The incident rate will give you an idea of how frequently accidents or diseases come up among your employees and workers as they perform their tasks for your company. Calculating the incident rate can be done as a requirement for getting permits and approvals from OSHA and the MSHA. However, it is also excellent practice to check out your incident rate as a way of improving the working conditions for your workers, who contribute much to the success of your company. A bad incident rate can also cost you in insurance premiums.
Time frame. Begin with the time frame that you will use for computing for the incident rate. You can calculate for the incident rate using a month as the time frame, but you can also calculate for annual incident rates. Even when calculating for the annual incident rate, however, it is best if you have separate monthly incident rate figures, so that you can also check whether other factors such as the season have an effect on the incident rate. In some industries, employees are more at risk when during rainy seasons, or when the weather is extremely hot or extremely cold. Whether planning on the monthly, biannual, or annual incident rate, make sure that your data is available for these time frames.

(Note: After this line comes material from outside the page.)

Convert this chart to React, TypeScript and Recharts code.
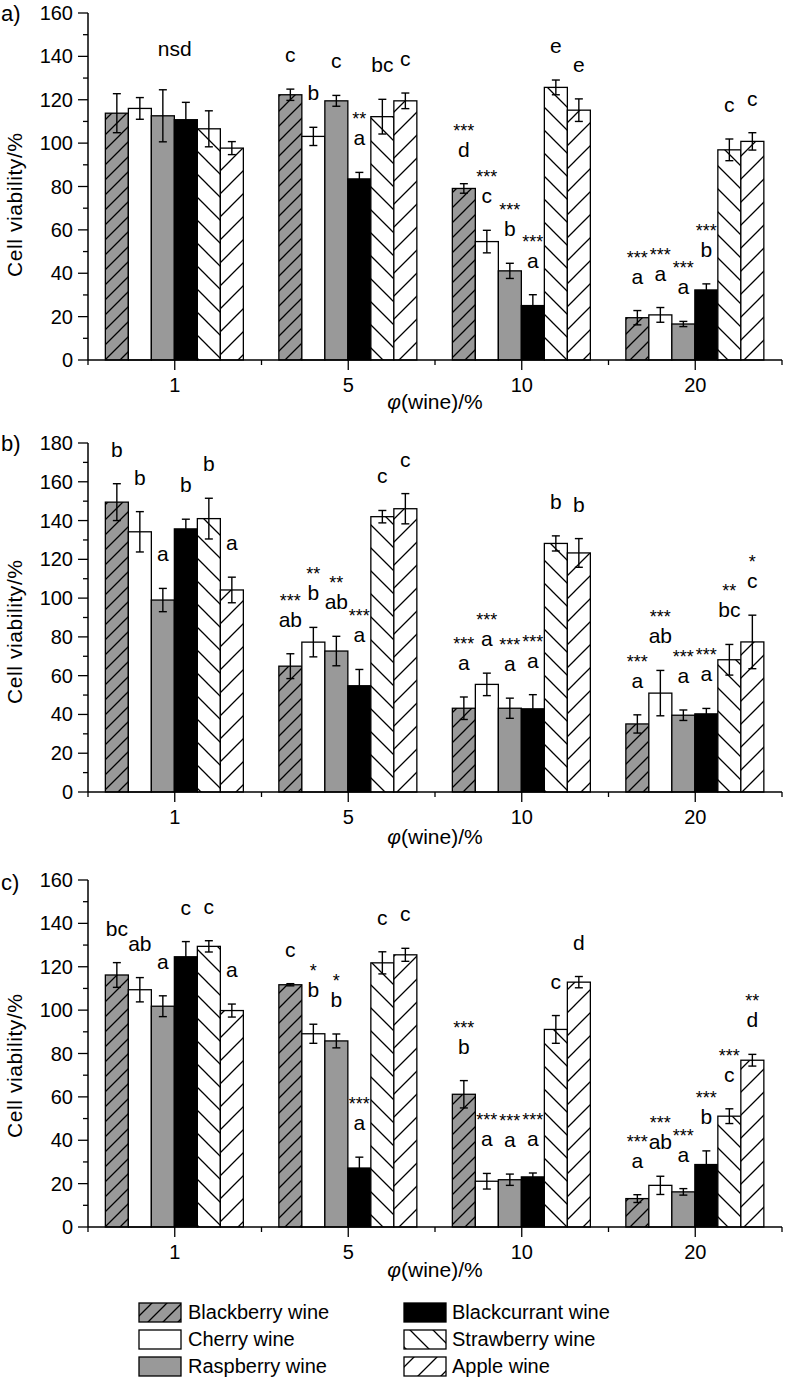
import React from "react";
import { Bar, BarChart, ErrorBar, ReferenceDot, XAxis, YAxis } from "recharts";

const FONT = '"Liberation Sans", Arial, sans-serif';

const doses = ["1", "5", "10", "20"];
const wines = [
  "Blackberry wine",
  "Cherry wine",
  "Raspberry wine",
  "Blackcurrant wine",
  "Strawberry wine",
  "Apple wine",
];

// rows = wines (same order as above), columns = doses
const meansA = [
  [113.8, 122.3, 79.1, 19.5],
  [116.0, 103.1, 54.6, 20.8],
  [112.6, 119.5, 41.1, 16.6],
  [110.8, 83.5, 25.1, 32.3],
  [106.6, 112.2, 125.7, 96.9],
  [97.7, 119.5, 115.2, 100.8],
];
const errsA = [
  [9, 2.6, 2.2, 3.3],
  [5, 4.2, 5.2, 3.4],
  [12, 2.5, 3.5, 1.2],
  [8, 3, 5, 2.8],
  [8.3, 8, 3.4, 5],
  [3, 3.6, 5.2, 4],
];
const lettersA = [
  ["", "c", "d", "a"],
  ["", "b", "c", "a"],
  ["", "c", "b", "a"],
  ["", "a", "a", "b"],
  ["", "bc", "e", "c"],
  ["", "c", "e", "c"],
];
const starsA = [
  ["", "", "***", "***"],
  ["", "", "***", "***"],
  ["", "", "***", "***"],
  ["", "**", "***", "***"],
  ["", "", "", ""],
  ["", "", "", ""],
];
const nsdA = 143.4;

const meansB = [
  [149.5, 64.9, 43.2, 35.1],
  [134.2, 77.3, 55.5, 51.0],
  [99.0, 72.7, 43.2, 39.6],
  [135.7, 54.8, 42.9, 40.3],
  [141.0, 142.0, 128.2, 68.2],
  [104.2, 146.1, 123.3, 77.4],
];
const errsB = [
  [9.5, 6.4, 5.8, 4.7],
  [10.4, 7.6, 5.8, 11.7],
  [6, 7.6, 5.2, 2.7],
  [5, 8.4, 7.3, 2.8],
  [10.5, 3.2, 3.9, 7.9],
  [6.6, 7.8, 7.4, 13.8],
];
const lettersB = [
  ["b", "ab", "a", "a"],
  ["b", "b", "a", "ab"],
  ["a", "ab", "a", "a"],
  ["b", "a", "a", "a"],
  ["b", "c", "b", "bc"],
  ["a", "c", "b", "c"],
];
const starsB = [
  ["", "***", "***", "***"],
  ["", "**", "***", "***"],
  ["", "**", "***", "***"],
  ["", "***", "***", "***"],
  ["", "", "", "**"],
  ["", "", "", "*"],
];

const meansC = [
  [116.2, 111.7, 61.2, 13.1],
  [109.4, 89.1, 21.1, 19.2],
  [101.8, 85.8, 21.8, 16.2],
  [124.6, 27.2, 23.1, 28.8],
  [129.4, 121.8, 91.1, 51.1],
  [99.8, 125.5, 112.9, 76.9],
];
const errsC = [
  [5.7, 0.5, 6.3, 1.8],
  [5.6, 4.4, 3.6, 4.2],
  [4.8, 3.2, 2.6, 1.5],
  [7, 5, 1.8, 6.3],
  [2.6, 5.1, 6.4, 3.4],
  [3, 3, 2.6, 2.7],
];
const lettersC = [
  ["bc", "c", "b", "a"],
  ["ab", "b", "a", "ab"],
  ["a", "b", "a", "a"],
  ["c", "a", "a", "b"],
  ["c", "c", "c", "c"],
  ["a", "c", "d", "d"],
];
const starsC = [
  ["", "", "***", "***"],
  ["", "*", "***", "***"],
  ["", "*", "***", "***"],
  ["", "***", "***", "***"],
  ["", "", "", "***"],
  ["", "", "", "**"],
];

const ticks160 = [0, 10, 20, 30, 40, 50, 60, 70, 80, 90, 100, 110, 120, 130, 140, 150, 160];
const ticks180 = [...ticks160, 170, 180];

const fillFor = (prefix: string, s: number) =>
  [`url(#${prefix}-bb)`, "#ffffff", "#999999", "#000000", `url(#${prefix}-sb)`, `url(#${prefix}-ap)`][s];

function Patterns({ prefix }: { prefix: string }) {
  return (
    <defs>
      <pattern id={`${prefix}-bb`} patternUnits="userSpaceOnUse" width={15} height={15}>
        <rect width={15} height={15} fill="#999999" />
        <path d="M0,15 L15,0 M-3,3 L3,-3 M12,18 L18,12" stroke="#000" strokeWidth={1.3} />
      </pattern>
      <pattern id={`${prefix}-sb`} patternUnits="userSpaceOnUse" width={23} height={23}>
        <rect width={23} height={23} fill="#fff" />
        <path d="M0,0 L23,23 M-4,19 L4,27 M19,-4 L27,4" stroke="#000" strokeWidth={1.3} />
      </pattern>
      <pattern id={`${prefix}-ap`} patternUnits="userSpaceOnUse" width={23} height={23}>
        <rect width={23} height={23} fill="#fff" />
        <path d="M0,23 L23,0 M-4,4 L4,-4 M19,27 L27,19" stroke="#000" strokeWidth={1.3} />
      </pattern>
    </defs>
  );
}

function buildRows(means: number[][], errs: number[][]) {
  return doses.map((d, i) => {
    const row: Record<string, number | string> = { dose: d, idx: i };
    means.forEach((m, s) => {
      row[`m${s}`] = m[i];
      row[`e${s}`] = errs[s][i];
    });
    return row;
  });
}

const makeShape =
  (s: number, means: number[][], errs: number[][], letters: string[][], stars: string[][]) =>
  (p: any) => {
    const { x, y, width, height, fill } = p;
    const i = p.payload?.idx ?? p.index;
    const k = height / means[s][i];
    const errTop = y - errs[s][i] * k;
    const cx = x + width / 2;
    return (
      <g>
        <rect x={x} y={y} width={width} height={height} fill={fill} stroke="#000" strokeWidth={1.3} />
        {letters[s][i] && (
          <text x={cx} y={errTop - 27} textAnchor="middle" fontSize={21} fontFamily={FONT} fill="#000">
            {letters[s][i]}
          </text>
        )}
        {stars[s][i] && (
          <text x={cx} y={errTop - 47} textAnchor="middle" fontSize={18} fontFamily={FONT} fill="#000">
            {stars[s][i]}
          </text>
        )}
      </g>
    );
  };

const YTick = (p: any) => {
  const { x, y, payload } = p;
  const major = payload.value % 20 === 0;
  return (
    <g>
      <line x1={x - (major ? 10 : 5)} x2={x} y1={y} y2={y} stroke="#000" strokeWidth={1.3} />
      {major && (
        <text x={x - 15} y={y + 7} textAnchor="end" fontSize={20} fontFamily={FONT} fill="#000">
          {payload.value}
        </text>
      )}
    </g>
  );
};

const BAND = 694 / 4;

const XTick = (p: any) => {
  const { x, y, payload, index } = p;
  const h = BAND / 2;
  return (
    <g>
      <line x1={x} x2={x} y1={y} y2={y + 10} stroke="#000" strokeWidth={1.3} />
      <line x1={x - h} x2={x - h} y1={y} y2={y + 5} stroke="#000" strokeWidth={1.3} />
      {index === doses.length - 1 && (
        <line x1={x + h} x2={x + h} y1={y} y2={y + 5} stroke="#000" strokeWidth={1.3} />
      )}
      <text x={x} y={y + 32} textAnchor="middle" fontSize={20} fontFamily={FONT} fill="#000">
        {payload.value}
      </text>
    </g>
  );
};

interface PanelProps {
  prefix: string;
  top: number;
  plotHeight: number;
  ticks: number[];
  means: number[][];
  errs: number[][];
  letters: string[][];
  stars: string[][];
  nsd?: number;
}

function Panel({ prefix, top, plotHeight, ticks, means, errs, letters, stars, nsd }: PanelProps) {
  const rows = buildRows(means, errs);
  const yMax = ticks[ticks.length - 1];
  return (
    <div style={{ position: "absolute", left: 0, top }}>
      <BarChart
        width={787}
        height={13 + plotHeight + 40}
        data={rows}
        margin={{ top: 13, right: 5, bottom: 10, left: 20 }}
        barCategoryGap="10%"
        barGap={0}
      >
        <Patterns prefix={prefix} />
        <XAxis
          dataKey="dose"
          height={30}
          interval={0}
          tickSize={0}
          tickMargin={0}
          tickLine={false}
          axisLine={{ stroke: "#000", strokeWidth: 1.5 }}
          tick={<XTick />}
        />
        <YAxis
          width={68}
          domain={[0, yMax]}
          ticks={ticks}
          interval={0}
          tickSize={0}
          tickMargin={0}
          tickLine={false}
          axisLine={{ stroke: "#000", strokeWidth: 1.5 }}
          tick={<YTick />}
        />
        {wines.map((w, s) => (
          <Bar
            key={w}
            dataKey={`m${s}`}
            name={w}
            fill={fillFor(prefix, s)}
            isAnimationActive={false}
            shape={makeShape(s, means, errs, letters, stars)}
          >
            <ErrorBar
              dataKey={`e${s}`}
              width={4}
              stroke="#000"
              strokeWidth={1.4}
              direction="y"
              isAnimationActive={false}
            />
          </Bar>
        ))}
        {nsd !== undefined && (
          <ReferenceDot
            x={doses[0]}
            y={nsd}
            r={1}
            fill="none"
            stroke="none"
            label={{ value: "nsd", position: "center", fontSize: 21, fill: "#000", fontFamily: FONT }}
          />
        )}
      </BarChart>
    </div>
  );
}

const panelLabels = [
  { t: "a)", y: 21, title: 205, xt: 409 },
  { t: "b)", y: 451, title: 632, xt: 844 },
  { t: "c)", y: 890, title: 1066, xt: 1277 },
];

const legendCols = [
  { sx: 139, tx: 188, items: [0, 1, 2] },
  { sx: 404, tx: 452, items: [3, 4, 5] },
];
const legendRows = [1303, 1330, 1357];

export default function App() {
  return (
    <div style={{ position: "absolute", left: 0, top: 0, width: 787, height: 1379, background: "#fff" }}>
      <Panel
        prefix="pa"
        top={0}
        plotHeight={347}
        ticks={ticks160}
        means={meansA}
        errs={errsA}
        letters={lettersA}
        stars={starsA}
        nsd={nsdA}
      />
      <Panel
        prefix="pb"
        top={430}
        plotHeight={349}
        ticks={ticks180}
        means={meansB}
        errs={errsB}
        letters={lettersB}
        stars={starsB}
      />
      <Panel
        prefix="pc"
        top={867}
        plotHeight={347}
        ticks={ticks160}
        means={meansC}
        errs={errsC}
        letters={lettersC}
        stars={starsC}
      />
      <svg
        width={787}
        height={1379}
        style={{ position: "absolute", left: 0, top: 0, pointerEvents: "none" }}
        fontFamily={FONT}
      >
        <Patterns prefix="lg" />
        {panelLabels.map((p) => (
          <g key={p.t}>
            <text x={1} y={p.y} fontSize={22} fill="#000">
              {p.t}
            </text>
            <text
              transform={`translate(22,${p.title}) rotate(-90)`}
              textAnchor="middle"
              fontSize={21}
              textLength={144}
              lengthAdjust="spacing"
              fill="#000"
            >
              Cell viability/%
            </text>
            <text x={435} y={p.xt} textAnchor="middle" fontSize={21} fill="#000">
              <tspan fontStyle="italic">φ</tspan>(wine)/%
            </text>
          </g>
        ))}
        {legendCols.map((c) =>
          c.items.map((s, r) => (
            <g key={wines[s]}>
              <rect
                x={c.sx}
                y={legendRows[r]}
                width={42}
                height={19}
                fill={fillFor("lg", s)}
                stroke="#000"
                strokeWidth={1.3}
              />
              <text x={c.tx} y={legendRows[r] + 16} fontSize={20} fill="#000">
                {wines[s]}
              </text>
            </g>
          ))
        )}
      </svg>
    </div>
  );
}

Work hours involved. Next, consider the work hours involved. This should include all of the hours that your employees have spent working, even if the hours were not paid for some reason. Keep in mind, however, that you should not include the paid vacations and the paid leaves, since the employees have no possibility of having an incident when not at work. One of the best ways to track the number of hours is by consulting the time sheets and the department payroll records where the time worked by each employee is logged. The data you use should be as accurate as possible.
Injuries and diseases contracted. Next, do a research on all of the medical conditions and the injuries that the employees have contracted during the time frame that you are researching. Keep in mind that first aid injuries are not usually included in the list of injuries contracted. This means that minor cuts and wounds such that are directly related to the occupation and the job descriptions are usually not included. Occupational illnesses and work hours that were lost because of these, however, are included. You can use excel to create these records.
Calculating the rate. Finally, to calculate the rate, you will need to take the total injuries that were acquired during the time period, and multiply the resulting figure by 200,000. The resulting digit should then be divided by the number of work hours. From this, you should have an incident rate.
The incident rate can be used not only to pass OSHA requirements, but also to ensure that your employees are safe while they work. By calculating for the incident rate on a monthly basis, you will be able to determine whether the incident rate is at a low and manageable level, or whether you need to enact administrative changes that will ensure the safety of your employees.